As I enter college, I have been feeling a sort of identity crisis. I was in an environment where I blended in with a crowd, to now being one of the only Indian kids in my classes and social circles. I went from feeling that I wasn’t Indian “enough” to now feeling “too” Indian. All my life, I have had at least one Indian person I could relate to, yet that all changed the minute I decided to go to a predominantly white institution. At the same time in my hometown, my upbringing is significantly different than my peers, as I was raised as a minority (most of my Asian friends have only lived in the vicinity of other Asians), to parents who are now citizens and identify closely with American values as well. It became difficult for me to find that person or thing that kept me grounded with my culture.

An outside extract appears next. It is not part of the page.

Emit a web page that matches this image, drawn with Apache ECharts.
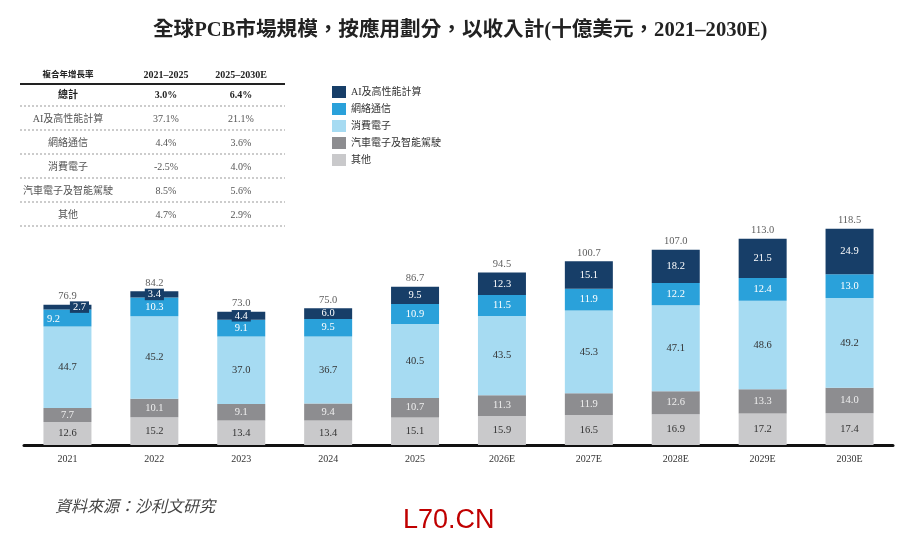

It is my love for Indian food that is the constant in my life. I know that after a difficult day, I can walk into my kitchen and taste the various flavors of sweet and spice sitting on my tastebuds, and feel all my problems wash away. My relationship with food in regards to my culture is one that has always been a point of contentment for me. It is with this realization that I shall conclude this piece and make myself a cup of chai!